Abideth is a reference to enduring, remaining, and continuing. Now, at the present time, we focus on faith, hope and love. Faith is the evidence of things not seen.
Heb. 11:1 Now faith is the substance of things hoped for, the evidence of things not seen.
Hope is the confident expectation of what is to come (according to the Greek).
Lam. 3:26 It is good that a man should both hope and quietly wait for the salvation of the LORD.
Heb. 6:18-19a That by two immutable things, in which it was impossible for God to lie, we might have a strong consolation, who have fled for refuge to lay hold upon the hope set before us: Which hope we have as an anchor of the soul, both sure and stedfast…

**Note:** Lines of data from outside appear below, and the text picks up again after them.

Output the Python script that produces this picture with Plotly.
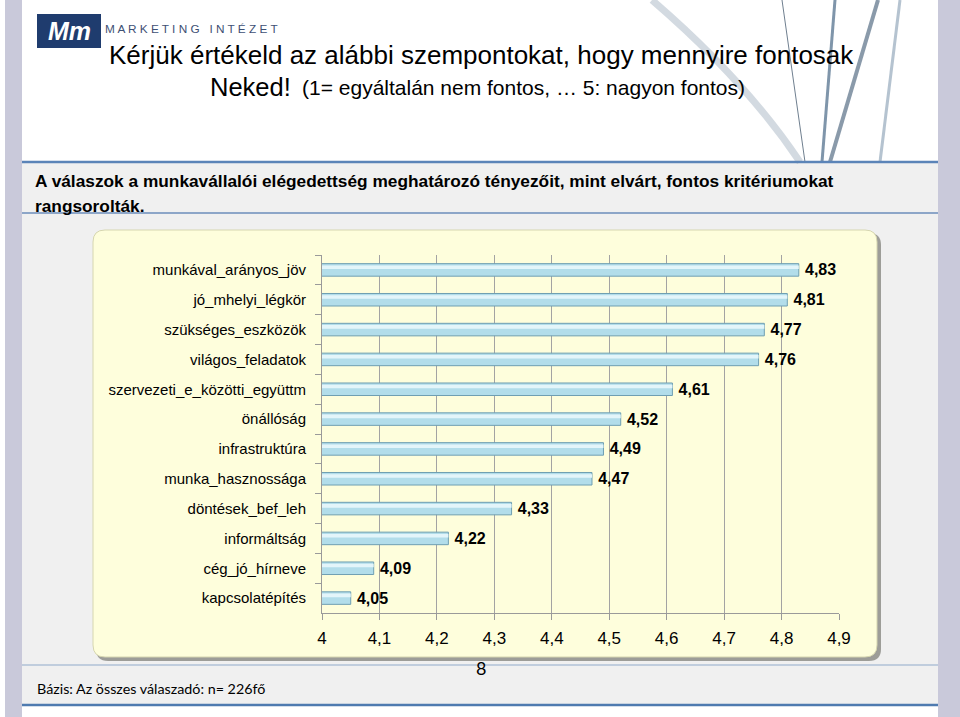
import plotly.graph_objects as go

# ---------------- data ----------------
categories = [
    "munkával_arányos_jöv",
    "jó_mhelyi_légkör",
    "szükséges_eszközök",
    "világos_feladatok",
    "szervezeti_e_közötti_együttm",
    "önállóság",
    "infrastruktúra",
    "munka_hasznossága",
    "döntések_bef_leh",
    "informáltság",
    "cég_jó_hírneve",
    "kapcsolatépítés",
]
values = [4.83, 4.81, 4.77, 4.76, 4.61, 4.52, 4.49, 4.47, 4.33, 4.22, 4.09, 4.05]
tick_values = [4.0, 4.1, 4.2, 4.3, 4.4, 4.5, 4.6, 4.7, 4.8, 4.9]
tick_labels = ["4", "4,1", "4,2", "4,3", "4,4", "4,5", "4,6", "4,7", "4,8", "4,9"]

value_labels = ["\u2009" + f"{v:.2f}".replace(".", ",") for v in values]

W, H = 960, 717
NARROW = "Liberation Sans Narrow, Arial Narrow, Liberation Sans, sans-serif"
SANS = "Liberation Sans, Arial, sans-serif"


def px(x):
    return x / W


def py(y):
    return 1 - y / H


def rect(x0, y0, x1, y1, fill, line=None, lw=0):
    return dict(type="rect", xref="paper", yref="paper", layer="below",
                x0=px(x0), x1=px(x1), y0=py(y1), y1=py(y0),
                fillcolor=fill, line=dict(color=line or fill, width=lw))


def hline(x0, x1, y, color, width):
    return dict(type="line", xref="paper", yref="paper", layer="below",
                x0=px(x0), x1=px(x1), y0=py(y), y1=py(y),
                line=dict(color=color, width=width))


def rounded(x0, y0, x1, y1, r):
    pts = [
        f"M {px(x0 + r)},{py(y0)}",
        f"L {px(x1 - r)},{py(y0)}",
        f"Q {px(x1)},{py(y0)} {px(x1)},{py(y0 + r)}",
        f"L {px(x1)},{py(y1 - r)}",
        f"Q {px(x1)},{py(y1)} {px(x1 - r)},{py(y1)}",
        f"L {px(x0 + r)},{py(y1)}",
        f"Q {px(x0)},{py(y1)} {px(x0)},{py(y1 - r)}",
        f"L {px(x0)},{py(y0 + r)}",
        f"Q {px(x0)},{py(y0)} {px(x0 + r)},{py(y0)} Z",
    ]
    return " ".join(pts)


shapes = []
# slide backgrounds
shapes.append(rect(22, 163, 938, 665, "#F0F0F0"))
shapes.append(rect(22, 665, 938, 705, "#F0F0F0"))
shapes.append(rect(5, 0, 22, 717, "#C9C9DA"))
shapes.append(rect(938, 0, 960, 717, "#C9C9DA"))
# decorative strokes in header
shapes.append(dict(type="path", xref="paper", yref="paper", layer="below",
                   path=f"M {px(652)},{py(0)} Q {px(745)},{py(80)} {px(800)},{py(162)}",
                   line=dict(color="rgba(175,188,200,0.55)", width=7)))
for (xa, xb, col, w) in [(782, 805, "#6F7F8F", 1), (835, 822, "#7F95AA", 3),
                         (878, 830, "#8A9AAA", 4), (900, 880, "#B5C3D0", 3)]:
    shapes.append(dict(type="line", xref="paper", yref="paper", layer="below",
                       x0=px(xa), x1=px(xb), y0=py(0), y1=py(162),
                       line=dict(color=col, width=w)))
# separator lines
shapes.append(hline(22, 938, 162, "#5B84B8", 2.5))
shapes.append(hline(22, 938, 213, "#6C8EBB", 1.5))
shapes.append(hline(22, 938, 665, "#8FA9C9", 1.2))
shapes.append(hline(22, 938, 705, "#4F7BB0", 2.5))
# logo
shapes.append(rect(37, 14, 101, 48, "#1F3C6E"))
# chart frame with shadow
shapes.append(dict(type="path", xref="paper", yref="paper", layer="below",
                   path=rounded(96, 233, 881, 661, 12),
                   fillcolor="rgba(90,90,80,0.55)", line=dict(width=0)))
shapes.append(dict(type="path", xref="paper", yref="paper", layer="below",
                   path=rounded(93, 230, 877, 657, 12),
                   fillcolor="#FEFEDC", line=dict(color="#D6D6B0", width=1)))

fig = go.Figure()
fig.add_trace(go.Bar(
    y=categories, x=values, orientation="h",
    width=0.42, offset=-0.21,
    marker=dict(color="#B2DDEA", line=dict(color="#6F9FB2", width=1)),
    text=value_labels, textposition="outside", cliponaxis=False,
    constraintext="none",
    textfont=dict(family=NARROW, size=16, color="#000000", weight="bold"),
    hoverinfo="skip", showlegend=False,
))
fig.add_trace(go.Bar(
    y=categories, x=values, orientation="h",
    width=0.12, offset=-0.15,
    marker=dict(color="#E3F5FA", line=dict(width=0)),
    hoverinfo="skip", showlegend=False,
))

annotations = [
    dict(text="Kérjük értékeld az alábbi szempontokat, hogy mennyire fontosak",
         x=px(481), y=py(55), xanchor="center", yanchor="middle",
         font=dict(family=SANS, size=26, color="#000000")),
    dict(text="Neked!", x=px(293), y=py(87), xanchor="right", yanchor="middle",
         font=dict(family=SANS, size=25.5, color="#000000")),
    dict(text="(1= egyáltalán nem fontos, … 5: nagyon fontos)", x=px(300), y=py(88),
         xanchor="left", yanchor="middle",
         font=dict(family=SANS, size=21, color="#000000")),
    dict(text="A válaszok a munkavállalói elégedettség meghatározó tényezőit, mint elvárt, fontos kritériumokat",
         x=px(33), y=py(181), xanchor="left", yanchor="middle",
         font=dict(family=NARROW, size=17.3, color="#000000", weight="bold")),
    dict(text="rangsorolták.", x=px(33), y=py(206), xanchor="left", yanchor="middle",
         font=dict(family=NARROW, size=17.3, color="#000000", weight="bold")),
    dict(text="<i>Mm</i>", x=px(69), y=py(31), xanchor="center", yanchor="middle",
         font=dict(family=SANS, size=25, color="#FFFFFF", weight="bold")),
    dict(text="M A R K E T I N G   I N T É Z E T", x=px(103), y=py(29),
         xanchor="left", yanchor="middle",
         font=dict(family=SANS, size=11.8, color="#3E5074")),
    dict(text="Bázis: Az összes válaszadó: n= 226fő", x=px(35), y=py(688),
         xanchor="left", yanchor="middle",
         font=dict(family="Lato, Open Sans, sans-serif", size=14.3, color="#000000")),
    dict(text="8", x=px(481), y=py(668), xanchor="center", yanchor="middle",
         font=dict(family="Lato, Open Sans, sans-serif", size=18, color="#000000")),
]
for a in annotations:
    a.update(xref="paper", yref="paper", showarrow=False)

fig.update_layout(
    width=W, height=H,
    margin=dict(l=0, r=0, t=0, b=0),
    paper_bgcolor="#FFFFFF",
    plot_bgcolor="rgba(0,0,0,0)",
    barmode="overlay",
    shapes=shapes,
    annotations=annotations,
    showlegend=False,
    xaxis=dict(
        domain=[px(322), px(839)],
        range=[4, 4.9],
        tickvals=tick_values, ticktext=tick_labels,
        showgrid=True, gridcolor="#A3A3A3", gridwidth=1,
        showline=True, linecolor="#9A9A9A", linewidth=1,
        ticks="outside", ticklen=6, tickcolor="#9A9A9A",
        tickfont=dict(family=NARROW, size=17, color="#000000"),
        ticklabelstandoff=4,
        zeroline=False, automargin=False, fixedrange=True,
    ),
    yaxis=dict(
        domain=[py(613), py(255)],
        type="category",
        categoryorder="array", categoryarray=categories,
        autorange="reversed",
        tickson="boundaries",
        showline=True, linecolor="#9A9A9A", linewidth=1,
        ticks="outside", ticklen=6, tickcolor="#9A9A9A",
        tickfont=dict(family=NARROW, size=15, color="#000000"),
        ticklabelstandoff=12,
        showgrid=False, automargin=False, fixedrange=True,
    ),
)

fig.write_html("out.html",
               config={"displayModeBar": False},
               post_script="document.body.style.margin='0';document.body.style.overflow='hidden';")
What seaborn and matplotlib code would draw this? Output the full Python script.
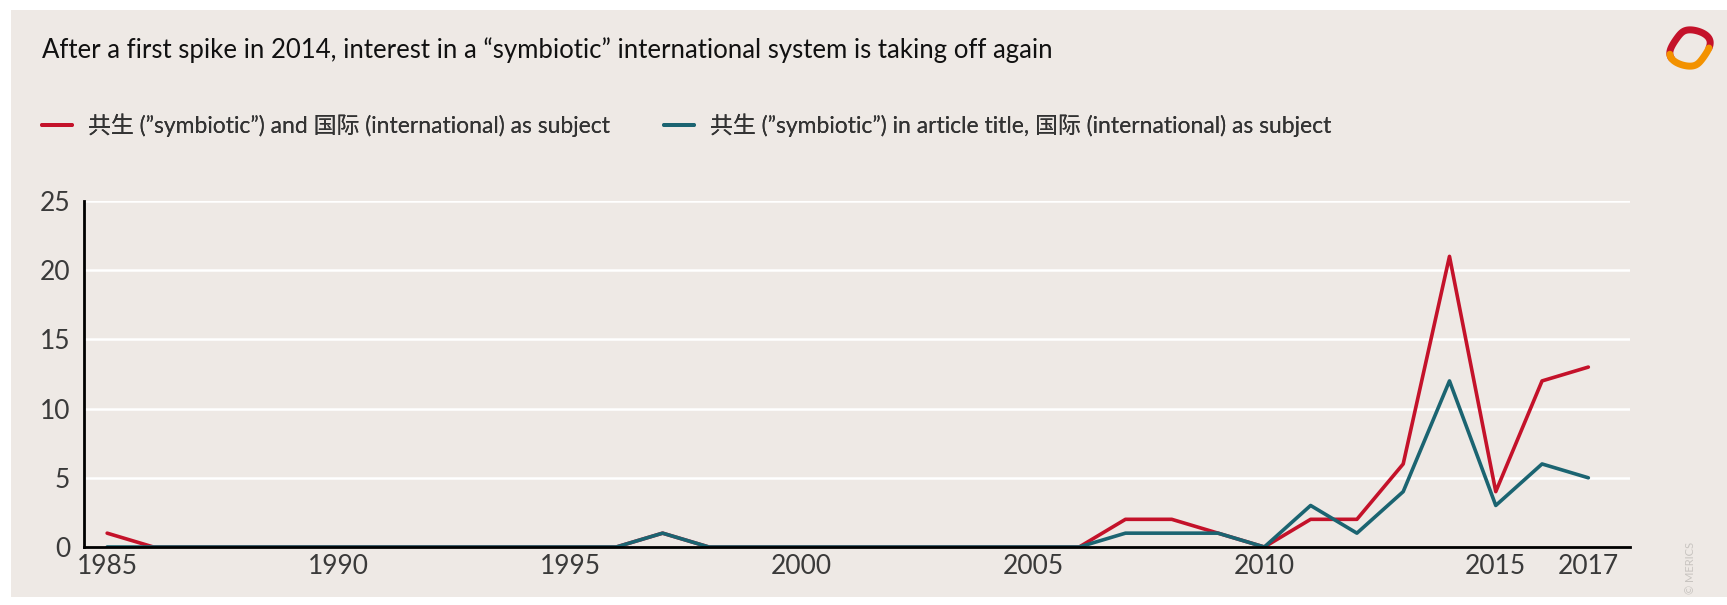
import numpy as np
import pandas as pd
import matplotlib
matplotlib.use("Agg")
import matplotlib.pyplot as plt
import seaborn as sns
from matplotlib.lines import Line2D

years = list(range(1985, 2018))
symbiotic_subject = [1, 0, 0, 0, 0, 0, 0, 0, 0, 0, 0, 0, 1, 0, 0, 0, 0, 0, 0, 0, 0, 0,
                     2, 2, 1, 0, 2, 2, 6, 21, 4, 12, 13]
symbiotic_title = [0, 0, 0, 0, 0, 0, 0, 0, 0, 0, 0, 0, 1, 0, 0, 0, 0, 0, 0, 0, 0, 0,
                   1, 1, 1, 0, 3, 1, 4, 12, 3, 6, 5]
series_names = ["共生 (\u201dsymbiotic\u201d) and 国际 (international) as subject",
                "共生 (\u201dsymbiotic\u201d) in article title, 国际 (international) as subject"]
colors = ["#C4122A", "#1B6471"]
xtick_years = [1985, 1990, 1995, 2000, 2005, 2010, 2015, 2017]
yticks = [0, 5, 10, 15, 20, 25]
title = "After a first spike in 2014, interest in a \u201csymbiotic\u201d international system is taking off again"

df = pd.DataFrame({
    "year": years * 2,
    "value": symbiotic_subject + symbiotic_title,
    "series": [series_names[0]] * len(years) + [series_names[1]] * len(years),
})

sns.set_theme(style="white")
plt.rcParams['font.family'] = ['Lato', 'Noto Sans CJK SC', 'DejaVu Sans']

bg = "#EEE9E5"
fig = plt.figure(figsize=(17.27, 6.05), dpi=100)
fig.patch.set_facecolor("white")
fig.add_artist(plt.Rectangle((11 / 1727, 8 / 605), 1 - 11 / 1727, 1 - 18 / 605,
                             transform=fig.transFigure, facecolor=bg, edgecolor="none", zorder=0))

ax = fig.add_axes([84 / 1727, 58 / 605, (1630 - 84) / 1727, 346 / 605])
ax.set_facecolor(bg)
ax.patch.set_alpha(0)

sns.lineplot(data=df, x="year", y="value", hue="series", palette=colors,
             linewidth=2.6, ax=ax, legend=False, zorder=3)

ax.set_xlim(1984.5, 2017.9)
ax.set_ylim(0, 25)
ax.set_xticks(xtick_years)
ax.set_xticklabels([str(y) for y in xtick_years])
ax.set_yticks(yticks)
ax.set_xlabel("")
ax.set_ylabel("")
for y in yticks[1:]:
    ax.axhline(y, color="white", linewidth=1.8, zorder=1)
for s in ["top", "right"]:
    ax.spines[s].set_visible(False)
for s in ["left", "bottom"]:
    ax.spines[s].set_color("black")
    ax.spines[s].set_linewidth(2.0)
    ax.spines[s].set_zorder(4)
ax.tick_params(axis="both", length=0, labelsize=19, labelcolor="#3a3a3a")
ax.tick_params(axis="y", pad=10)
ax.tick_params(axis="x", pad=5)

fig.text(42 / 1727, 1 - 50 / 605, title, fontsize=18.5, color="#111111", va="center", ha="left")

for i, xpos in enumerate([42, 664]):
    leg = fig.legend([Line2D([0], [0], color=colors[i], linewidth=2.8)], [series_names[i]],
                     loc="center left", bbox_to_anchor=(xpos / 1727, 1 - 125 / 605),
                     frameon=False, fontsize=16.5, handlelength=1.3, handletextpad=0.7,
                     borderaxespad=0, borderpad=0, labelcolor="#333333")
    fig.add_artist(leg)

fig.text(1691 / 1727, 1 - 568 / 605, "© MERICS", rotation=90, fontsize=8, color="#C8C4C0",
         ha="center", va="center")

# logo approximation
lx, ly = 1690 / 1727, 1 - 48 / 605
t = np.linspace(0, 2 * np.pi, 100)
xs = lx + 0.011 * np.cos(t) * (1 + 0.2 * np.sin(2 * t))
ys = ly + 0.03 * np.sin(t)
fig.add_artist(Line2D(xs[:60], ys[:60], transform=fig.transFigure, color="#C4122A", linewidth=5))
fig.add_artist(Line2D(xs[55:], ys[55:], transform=fig.transFigure, color="#F39200", linewidth=5))

fig.savefig("out.png", dpi=100, facecolor=fig.get_facecolor())
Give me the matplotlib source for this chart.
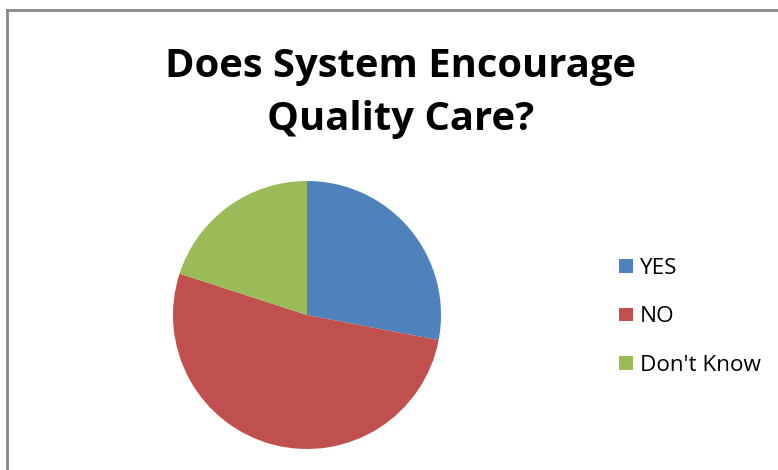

Love we have already defined as an unconditional expression of affection and commitment. As I look at the definitions for these three, it becomes apparent why charity or love is the greatest. It is the one that will endure for eternity. Faith and hope will find fulfillment once we experience the reality of the physical presence of Christ. Love, however, will continue as part of that reality.
The Holy Spirit tells us in scripture that God is love—not faith or hope.
1John 4:8 He that loveth not knoweth not God; for God is love.
Love is greater because it is Who God Is. When we express love, we are giving expression of God in and through us.